G era un hombre de gustos polifacéticos y de amistades eclécticas, y en otra ocasión me invitó a tomar unas cervezas en un bar de Greenwich con otro amigo suyo, esta vez pianista profesional que se sacaba un sobresueldo afinando los pianos de cola de la jet-set del Upper West Side. Esta vez traje a mi amiga CL, de visita en Nueva York, y aparecimos con vaqueros y zapatillas, y he de decir que nos mimetizamos perfectamente con el ambiente. No hay nada como saber qué ponerse en cada ocasión (gracias mamá por esa educación de más que nos diste). La cerveza era buena, la música mejor, y la conversación de nuevo muy interesante. Allí fue cuando descubrí, de la mano de dos músicos que sabían de lo que hablaban, que el buen intérprete no deja sus sentimientos en una partitura. La destripa con precisión quirúrgica para empezar y acabar cada nota con exactitud matemática, y es así como consigue que su público se deshaga en lágrimas o se le estremezca el alma con sentimientos que ninguna palabra podrá jamás expresar. Allí fue que empecé a comprender lo difícil que es ser artista de verdad.
Aquella fue la última vez que vi a G en persona. No volvimos a quedar, él trabajaba más que nunca, y yo intentaba acabar mi proyecto a contra reloj para poder mudarme a Suecia en el plazo programado. Por otro lado, también es posible que nos moviéramos en círculos muy dispares, él en los clubs del Soho, yo en la biblioteca de la 67 con la Primera Avenida.
Ya hace tiempo que le perdí la pista; pero he de decir que desde aquella ocasión en Boston, cada vez que alguien me propone cenar con perfectos desconocidos, por poco que me apetezca despojarme de las pantuflas y los pantalones de chándal de andar por casa, siempre me pongo una blusa y unos zapatos, falda o pantalón, y me pinto la raya, para acudir donde el destino me lleve.

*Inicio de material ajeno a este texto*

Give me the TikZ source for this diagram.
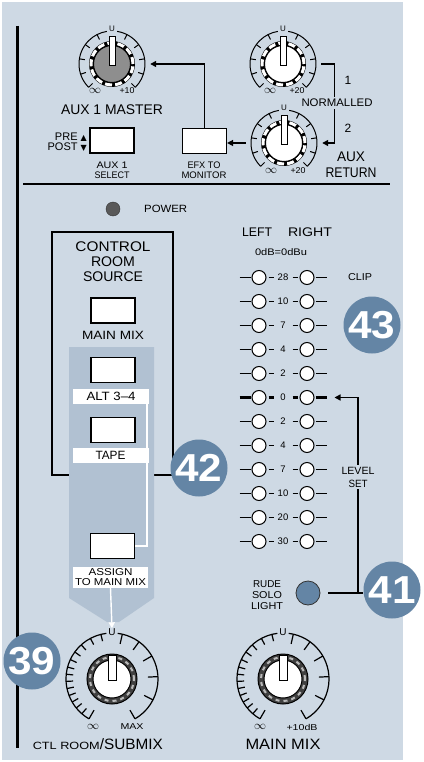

El sueldo de postdoc es irrisorio. Sobreviví en Nueva York porque el alquiler estaba subvencionado por el centro para el que trabajaba.

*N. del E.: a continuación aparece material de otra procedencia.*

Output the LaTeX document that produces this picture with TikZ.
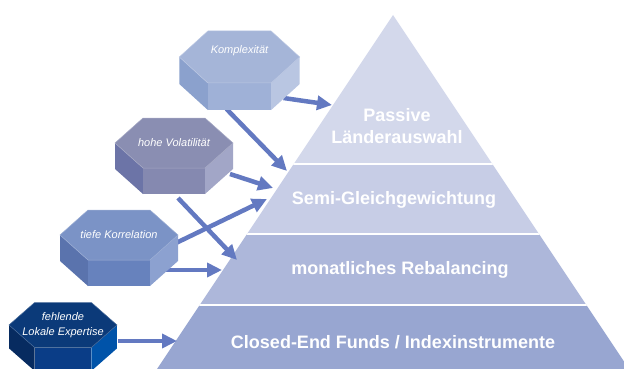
\documentclass[tikz,border=0pt]{standalone}
\usepackage{fontspec}
\setmainfont{Liberation Sans}
\usetikzlibrary{arrows.meta,calc}

% pyramid tiers
\definecolor{tierA}{HTML}{D3D8EB}
\definecolor{tierB}{HTML}{C7CDE6}
\definecolor{tierC}{HTML}{ADB7DA}
\definecolor{tierD}{HTML}{98A6D1}
% prism faces
\definecolor{komptop}{HTML}{A5B5D8}
\definecolor{kompleft}{HTML}{8BA1CD}
\definecolor{kompfront}{HTML}{9FB1D7}
\definecolor{kompright}{HTML}{B9C6E2}
\definecolor{volatop}{HTML}{8A8EB2}
\definecolor{volaleft}{HTML}{6C74A7}
\definecolor{volafront}{HTML}{8589B0}
\definecolor{volaright}{HTML}{A2A6C7}
\definecolor{korrtop}{HTML}{7B93C6}
\definecolor{korrleft}{HTML}{5A73AD}
\definecolor{korrfront}{HTML}{6782BD}
\definecolor{korrright}{HTML}{8CA1D0}
\definecolor{experttop}{HTML}{0B3A79}
\definecolor{expertleft}{HTML}{072B60}
\definecolor{expertfront}{HTML}{0A3D87}
\definecolor{expertright}{HTML}{0053A9}
\definecolor{arrowblue}{HTML}{6379C1}

\tikzset{
  flow/.style={arrowblue, line width=4.5pt, -{Triangle[length=15pt,width=14pt]}},
  tier/.style={font=\bfseries\fontsize{18}{22}\selectfont, text=white, align=center},
  cause/.style={font=\itshape\fontsize{11}{15}\selectfont, text=white, align=center, inner sep=0pt},
}

% hexagonal prism: [options]{name}{centre of top face}{colour prefix}{label}
\newcommand{\hexprism}[5][]{%
  \begin{scope}[shift={#3},#1]
    \fill[#4left] (-59,0) -- (-31,25) -- (-31,51) -- (-59,26) -- cycle;
    \fill[#4front] (-31,25) -- (31,25) -- (31,51) -- (-31,51) -- cycle;
    \fill[#4right] (31,25) -- (59,0) -- (59,26) -- (31,51) -- cycle;
    \filldraw[fill=#4top, draw=#4top!75!white, line width=0.5pt]
      (-31,-25) -- (31,-25) -- (59,0) -- (31,25) -- (-31,25) -- (-59,0) -- cycle;
    \node[cause] (#2) at (0,0) {#5};
  \end{scope}}

\begin{document}
\begin{tikzpicture}[x=1pt, y=-1pt]
    \useasboundingbox (0,0) rectangle (624,369);
    \clip (0,0) rectangle (624,369);
    % pyramid
    \begin{scope}
        \clip (393,15) -- (629,369) -- (157,369) -- cycle;
        \fill[tierA] (150,0) rectangle (640,164);
        \fill[tierB] (150,164) rectangle (640,234);
        \fill[tierC] (150,234) rectangle (640,305);
        \fill[tierD] (150,305) rectangle (640,380);
        \draw[white, line width=1.8pt] (150,164) -- (640,164);
        \draw[white, line width=1.8pt] (150,234) -- (640,234);
        \draw[white, line width=1.8pt] (150,305) -- (640,305);
    \end{scope}
    \node[tier] (passive) at (397,126) {Passive\\Länderauswahl};
    \node[tier] (semi) at (394,200) {Semi-Gleichgewichtung};
    \node[tier] (rebal) at (400,270) {monatliches Rebalancing};
    \node[tier] (closed) at (393,342) {Closed-End Funds / Indexinstrumente};
    % arrow tips
    \coordinate (tipA) at (332,105);
    \coordinate (tipB) at (287,171);
    \coordinate (tipC) at (273,188);
    \coordinate (tipD) at (237,260);
    \coordinate (tipE) at (267,199);
    \coordinate (tipF) at (222,270);
    \coordinate (tipG) at (177,341);
    % causes (labels first, arrows are drawn under the prisms)
    \path (239.5,51) coordinate (kompc) (174,143) coordinate (volac)
          (119,235) coordinate (korrc) (63,325) coordinate (expertc);
    \draw[flow] ($(kompc)+(44,47)$) -- (tipA);
    \draw[flow] ($(kompc)+(-13,58)$) -- (tipB);
    \draw[flow] ($(volac)+(56,31)$) -- (tipC);
    \draw[flow] ($(volac)+(4,55)$) -- (tipD);
    \draw[flow] ($(korrc)+(57,8)$) -- (tipE);
    \draw[flow] ($(korrc)+(46,35)$) -- (tipF);
    \draw[flow] ($(expertc)+(55,16)$) -- (tipG);
    % prisms
    \hexprism[yscale=1.04, xscale=1.02, every node/.append style={yshift=6pt}]{komp}{(239.5,57)}{komp}{Komplexität}
    \hexprism{vola}{(174,143)}{vola}{hohe Volatilität}
    \hexprism[yscale=1.0]{korr}{(119,235)}{korr}{tiefe Korrelation}
    \hexprism[xscale=0.915, yscale=0.9]{expert}{(63,325)}{expert}{fehlende\\Lokale Expertise}
\end{tikzpicture}
\end{document}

Es extraño como las mujeres que conocen sus virtudes no son tan apreciadas como las que van por la vida con ese encanto caracterizado por la inocencia acerca de sus talentos. La diferencia suele residir, no en que haya mujeres cándidas que no saben que son guapas o listas, es que lo saben pero afectan una ignorancia calculada.

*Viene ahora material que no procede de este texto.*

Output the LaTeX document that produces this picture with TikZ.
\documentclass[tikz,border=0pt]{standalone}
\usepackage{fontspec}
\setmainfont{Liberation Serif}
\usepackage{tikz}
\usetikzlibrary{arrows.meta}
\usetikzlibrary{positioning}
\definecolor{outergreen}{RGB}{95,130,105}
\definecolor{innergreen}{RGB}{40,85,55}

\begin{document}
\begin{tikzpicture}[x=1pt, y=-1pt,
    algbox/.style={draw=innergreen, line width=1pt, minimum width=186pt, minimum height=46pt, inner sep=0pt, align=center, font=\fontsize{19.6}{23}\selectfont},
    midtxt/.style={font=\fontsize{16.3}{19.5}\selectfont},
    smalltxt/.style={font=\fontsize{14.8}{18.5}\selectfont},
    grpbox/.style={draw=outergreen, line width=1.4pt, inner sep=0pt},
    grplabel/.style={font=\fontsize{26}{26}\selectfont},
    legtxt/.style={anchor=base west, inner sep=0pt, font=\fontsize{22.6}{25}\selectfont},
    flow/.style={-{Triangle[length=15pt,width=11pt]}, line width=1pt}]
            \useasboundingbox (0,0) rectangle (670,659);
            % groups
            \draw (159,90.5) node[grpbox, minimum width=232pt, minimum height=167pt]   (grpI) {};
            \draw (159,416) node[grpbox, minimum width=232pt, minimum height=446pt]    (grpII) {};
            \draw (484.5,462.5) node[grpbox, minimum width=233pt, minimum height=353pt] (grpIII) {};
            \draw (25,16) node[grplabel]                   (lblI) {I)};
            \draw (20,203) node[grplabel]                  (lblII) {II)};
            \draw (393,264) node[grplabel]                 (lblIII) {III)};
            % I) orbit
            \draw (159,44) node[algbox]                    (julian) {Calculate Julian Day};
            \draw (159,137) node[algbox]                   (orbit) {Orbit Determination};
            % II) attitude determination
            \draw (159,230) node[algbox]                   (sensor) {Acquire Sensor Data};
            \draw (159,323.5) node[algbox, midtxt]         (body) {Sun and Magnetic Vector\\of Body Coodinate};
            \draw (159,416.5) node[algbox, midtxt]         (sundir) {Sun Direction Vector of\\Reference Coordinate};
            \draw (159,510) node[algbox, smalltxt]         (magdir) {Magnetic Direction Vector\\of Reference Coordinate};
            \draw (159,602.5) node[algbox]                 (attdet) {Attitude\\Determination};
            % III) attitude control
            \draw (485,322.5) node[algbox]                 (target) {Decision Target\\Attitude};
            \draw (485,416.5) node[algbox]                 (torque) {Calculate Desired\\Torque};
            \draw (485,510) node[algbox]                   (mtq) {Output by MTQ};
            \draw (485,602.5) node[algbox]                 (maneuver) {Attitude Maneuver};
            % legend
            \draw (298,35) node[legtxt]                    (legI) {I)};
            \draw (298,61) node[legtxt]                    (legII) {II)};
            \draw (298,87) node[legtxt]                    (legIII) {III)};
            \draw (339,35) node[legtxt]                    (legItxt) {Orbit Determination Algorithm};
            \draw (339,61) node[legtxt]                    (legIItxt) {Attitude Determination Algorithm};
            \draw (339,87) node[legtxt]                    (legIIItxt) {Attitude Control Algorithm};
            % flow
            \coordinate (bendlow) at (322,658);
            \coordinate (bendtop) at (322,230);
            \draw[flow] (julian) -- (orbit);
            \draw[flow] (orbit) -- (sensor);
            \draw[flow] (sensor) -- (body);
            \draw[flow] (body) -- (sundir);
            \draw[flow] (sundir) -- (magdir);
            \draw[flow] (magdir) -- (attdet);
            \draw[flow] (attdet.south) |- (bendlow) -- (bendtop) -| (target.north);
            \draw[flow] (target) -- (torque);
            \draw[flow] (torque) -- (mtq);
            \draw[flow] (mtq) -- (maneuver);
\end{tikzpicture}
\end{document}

T'has superat a tu mateixa. A Este escrit no li falta rés: bones experiències que compartir, gent interesant, educació i humor per tot arreu. La anecdota de la biblioteca es propia de una dona que sap estar en moltes situacions i gaudir d'elles, oferint genuinament el millor que te. Educació, molta cultura, pendre la vida com ve i saber vestirse per a cada ocasió ( en la medida de lo posible) es una mezcla innegable per a segui tinguent èxit en allò que vindrà. T'estime.
Ese momentazo en el que te sientes la protagonista de una película de Billy Wilder, con la frase más ingeniosa de la noche y el público completamente entregado. ¡Me habría encantado estar ahí para verlo!